**AIM OF THE EXERCISE**
Reproduce the listing exactly and skip over any pictures.

**DATA SECTION**
** START **

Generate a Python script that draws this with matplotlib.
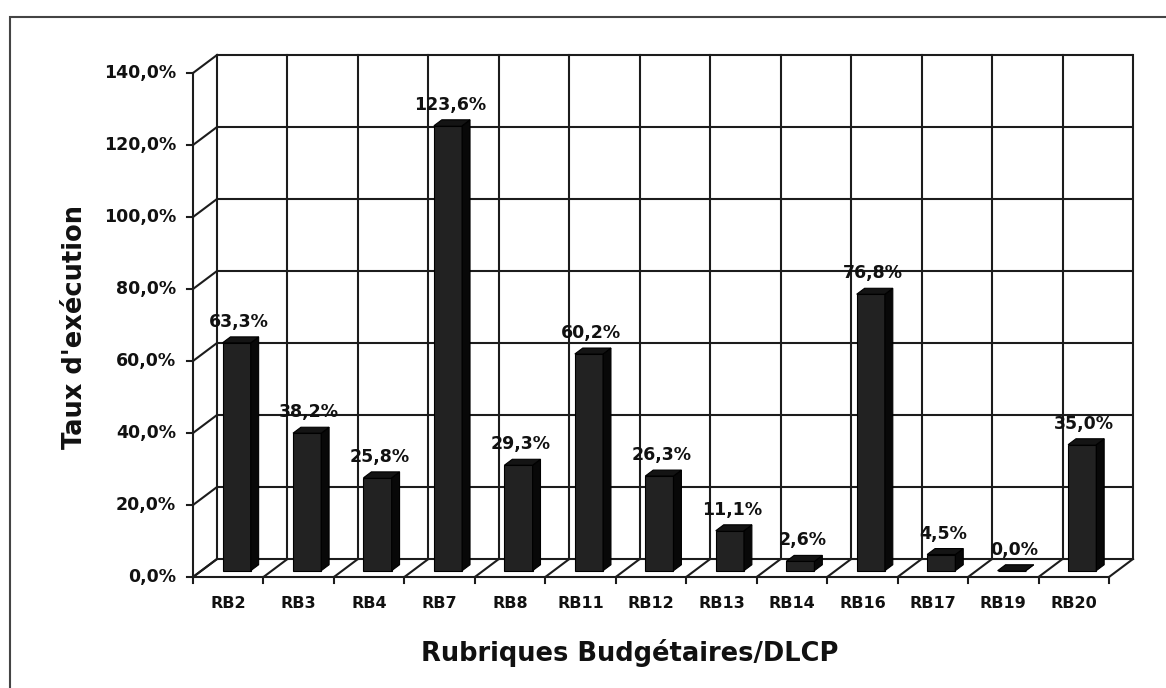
import matplotlib
matplotlib.use("Agg")
import matplotlib.pyplot as plt
from matplotlib.patches import Polygon, Rectangle

categories = ["RB2", "RB3", "RB4", "RB7", "RB8", "RB11", "RB12", "RB13",
              "RB14", "RB16", "RB17", "RB19", "RB20"]
values = [63.3, 38.2, 25.8, 123.6, 29.3, 60.2, 26.3, 11.1, 2.6, 76.8, 4.5, 0.0, 35.0]
yticks = [0, 20, 40, 60, 80, 100, 120, 140]
ytick_labels = ["0,0%", "20,0%", "40,0%", "60,0%", "80,0%", "100,0%", "120,0%", "140,0%"]
value_labels = ["63,3%", "38,2%", "25,8%", "123,6%", "29,3%", "60,2%", "26,3%",
                "11,1%", "2,6%", "76,8%", "4,5%", "0,0%", "35,0%"]
xlabel = "Rubriques Budgétaires/DLCP"
ylabel = "Taux d'exécution"

plt.rcParams['font.family'] = ['DejaVu Sans']

W, H = 1166, 688
fig = plt.figure(figsize=(W / 100, H / 100), dpi=100)
ax = fig.add_axes([0, 0, 1, 1])

# pixel geometry of the plot (front axis origin, scales)
px_x0, px_y0 = 193, 577
px_per_cat = 916 / 13
px_per_pct = 504 / 140
ax.set_xlim(-px_x0 / px_per_cat, (W - px_x0) / px_per_cat)
ax.set_ylim(-(H - px_y0) / px_per_pct, px_y0 / px_per_pct)
ax.axis('off')

n = len(categories)
ymax = yticks[-1]
DX = 24 / px_per_cat             # depth offset in x data units
DY = 18 / px_per_pct             # depth offset in y data units
grid_c = "#1c1c1c"
glw = 1.5
txt_c = "#111111"
tx = 6 / px_per_cat
ty = 6 / px_per_pct

# back wall grid
for v in yticks:
    ax.plot([DX, n + DX], [v + DY, v + DY], color=grid_c, lw=glw, solid_capstyle='butt')
for i in range(n + 1):
    ax.plot([i + DX, i + DX], [DY, ymax + DY], color=grid_c, lw=glw)

# side wall: front vertical axis and diagonals
ax.plot([0, 0], [0, ymax], color=grid_c, lw=glw)
for v, lab in zip(yticks, ytick_labels):
    ax.plot([0, DX], [v, v + DY], color=grid_c, lw=glw)
    ax.plot([-tx, 0], [v, v], color=grid_c, lw=glw)
    ax.text(-0.24, v, lab, ha='right', va='center',
            fontsize=12.5, fontweight='bold', color=txt_c)

# floor
ax.plot([0, n], [0, 0], color=grid_c, lw=glw)
for i in range(n + 1):
    ax.plot([i, i + DX], [0, DY], color=grid_c, lw=glw)
    ax.plot([i, i], [0, -ty], color=grid_c, lw=glw)

# bars
d0, dd = 0.35, 0.33
bw = 0.4
for i, v in enumerate(values):
    x0 = i + (1 - bw) / 2 + d0 * DX
    y0 = d0 * DY
    ox, oy = dd * DX, dd * DY
    front = Rectangle((x0, y0), bw, v, facecolor="#222222", edgecolor="#000000", lw=0.8, zorder=3)
    side = Polygon([(x0 + bw, y0), (x0 + bw + ox, y0 + oy), (x0 + bw + ox, y0 + oy + v),
                    (x0 + bw, y0 + v)], closed=True, facecolor="#080808",
                   edgecolor="#000000", lw=0.8, zorder=3)
    top = Polygon([(x0, y0 + v), (x0 + bw, y0 + v), (x0 + bw + ox, y0 + oy + v),
                   (x0 + ox, y0 + oy + v)], closed=True, facecolor="#141414",
                  edgecolor="#000000", lw=0.8, zorder=3)
    ax.add_patch(front)
    ax.add_patch(side)
    ax.add_patch(top)
    ax.text(x0 + bw / 2 + 2 / px_per_cat, y0 + v + 21 / px_per_pct, value_labels[i],
            ha='center', va='center', fontsize=12.5, fontweight='bold',
            color=txt_c, zorder=4)
    ax.text(i + 0.5, -27 / px_per_pct, categories[i], ha='center', va='center',
            fontsize=11.5, fontweight='bold', color=txt_c)

# axis titles
fig.text(630 / W, 1 - 653 / H, xlabel, ha='center', va='center',
         fontsize=18.5, fontweight='bold', color=txt_c)
fig.text(75 / W, 1 - 327 / H, ylabel, ha='center', va='center', rotation=90,
         fontsize=18.5, fontweight='bold', color=txt_c)

# outer chart frame (left and top edges visible)
frame = Rectangle((10 / W, -0.2), 1.5, 1.2 - 17 / H, transform=fig.transFigure,
                  fill=False, edgecolor="#444444", lw=1.5, clip_on=False)
fig.add_artist(frame)

fig.savefig("out.png", dpi=100, facecolor='white')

** END **

**TASK RESPONSE**
Generate a Python script that draws this with matplotlib.
import matplotlib
matplotlib.use("Agg")
import matplotlib.pyplot as plt
from matplotlib.patches import Polygon, Rectangle

categories = ["RB2", "RB3", "RB4", "RB7", "RB8", "RB11", "RB12", "RB13",
              "RB14", "RB16", "RB17", "RB19", "RB20"]
values = [63.3, 38.2, 25.8, 123.6, 29.3, 60.2, 26.3, 11.1, 2.6, 76.8, 4.5, 0.0, 35.0]
yticks = [0, 20, 40, 60, 80, 100, 120, 140]
ytick_labels = ["0,0%", "20,0%", "40,0%", "60,0%", "80,0%", "100,0%", "120,0%", "140,0%"]
value_labels = ["63,3%", "38,2%", "25,8%", "123,6%", "29,3%", "60,2%", "26,3%",
                "11,1%", "2,6%", "76,8%", "4,5%", "0,0%", "35,0%"]
xlabel = "Rubriques Budgétaires/DLCP"
ylabel = "Taux d'exécution"

plt.rcParams['font.family'] = ['DejaVu Sans']

W, H = 1166, 688
fig = plt.figure(figsize=(W / 100, H / 100), dpi=100)
ax = fig.add_axes([0, 0, 1, 1])

# pixel geometry of the plot (front axis origin, scales)
px_x0, px_y0 = 193, 577
px_per_cat = 916 / 13
px_per_pct = 504 / 140
ax.set_xlim(-px_x0 / px_per_cat, (W - px_x0) / px_per_cat)
ax.set_ylim(-(H - px_y0) / px_per_pct, px_y0 / px_per_pct)
ax.axis('off')

n = len(categories)
ymax = yticks[-1]
DX = 24 / px_per_cat             # depth offset in x data units
DY = 18 / px_per_pct             # depth offset in y data units
grid_c = "#1c1c1c"
glw = 1.5
txt_c = "#111111"
tx = 6 / px_per_cat
ty = 6 / px_per_pct

# back wall grid
for v in yticks:
    ax.plot([DX, n + DX], [v + DY, v + DY], color=grid_c, lw=glw, solid_capstyle='butt')
for i in range(n + 1):
    ax.plot([i + DX, i + DX], [DY, ymax + DY], color=grid_c, lw=glw)

# side wall: front vertical axis and diagonals
ax.plot([0, 0], [0, ymax], color=grid_c, lw=glw)
for v, lab in zip(yticks, ytick_labels):
    ax.plot([0, DX], [v, v + DY], color=grid_c, lw=glw)
    ax.plot([-tx, 0], [v, v], color=grid_c, lw=glw)
    ax.text(-0.24, v, lab, ha='right', va='center',
            fontsize=12.5, fontweight='bold', color=txt_c)

# floor
ax.plot([0, n], [0, 0], color=grid_c, lw=glw)
for i in range(n + 1):
    ax.plot([i, i + DX], [0, DY], color=grid_c, lw=glw)
    ax.plot([i, i], [0, -ty], color=grid_c, lw=glw)

# bars
d0, dd = 0.35, 0.33
bw = 0.4
for i, v in enumerate(values):
    x0 = i + (1 - bw) / 2 + d0 * DX
    y0 = d0 * DY
    ox, oy = dd * DX, dd * DY
    front = Rectangle((x0, y0), bw, v, facecolor="#222222", edgecolor="#000000", lw=0.8, zorder=3)
    side = Polygon([(x0 + bw, y0), (x0 + bw + ox, y0 + oy), (x0 + bw + ox, y0 + oy + v),
                    (x0 + bw, y0 + v)], closed=True, facecolor="#080808",
                   edgecolor="#000000", lw=0.8, zorder=3)
    top = Polygon([(x0, y0 + v), (x0 + bw, y0 + v), (x0 + bw + ox, y0 + oy + v),
                   (x0 + ox, y0 + oy + v)], closed=True, facecolor="#141414",
                  edgecolor="#000000", lw=0.8, zorder=3)
    ax.add_patch(front)
    ax.add_patch(side)
    ax.add_patch(top)
    ax.text(x0 + bw / 2 + 2 / px_per_cat, y0 + v + 21 / px_per_pct, value_labels[i],
            ha='center', va='center', fontsize=12.5, fontweight='bold',
            color=txt_c, zorder=4)
    ax.text(i + 0.5, -27 / px_per_pct, categories[i], ha='center', va='center',
            fontsize=11.5, fontweight='bold', color=txt_c)

# axis titles
fig.text(630 / W, 1 - 653 / H, xlabel, ha='center', va='center',
         fontsize=18.5, fontweight='bold', color=txt_c)
fig.text(75 / W, 1 - 327 / H, ylabel, ha='center', va='center', rotation=90,
         fontsize=18.5, fontweight='bold', color=txt_c)

# outer chart frame (left and top edges visible)
frame = Rectangle((10 / W, -0.2), 1.5, 1.2 - 17 / H, transform=fig.transFigure,
                  fill=False, edgecolor="#444444", lw=1.5, clip_on=False)
fig.add_artist(frame)

fig.savefig("out.png", dpi=100, facecolor='white')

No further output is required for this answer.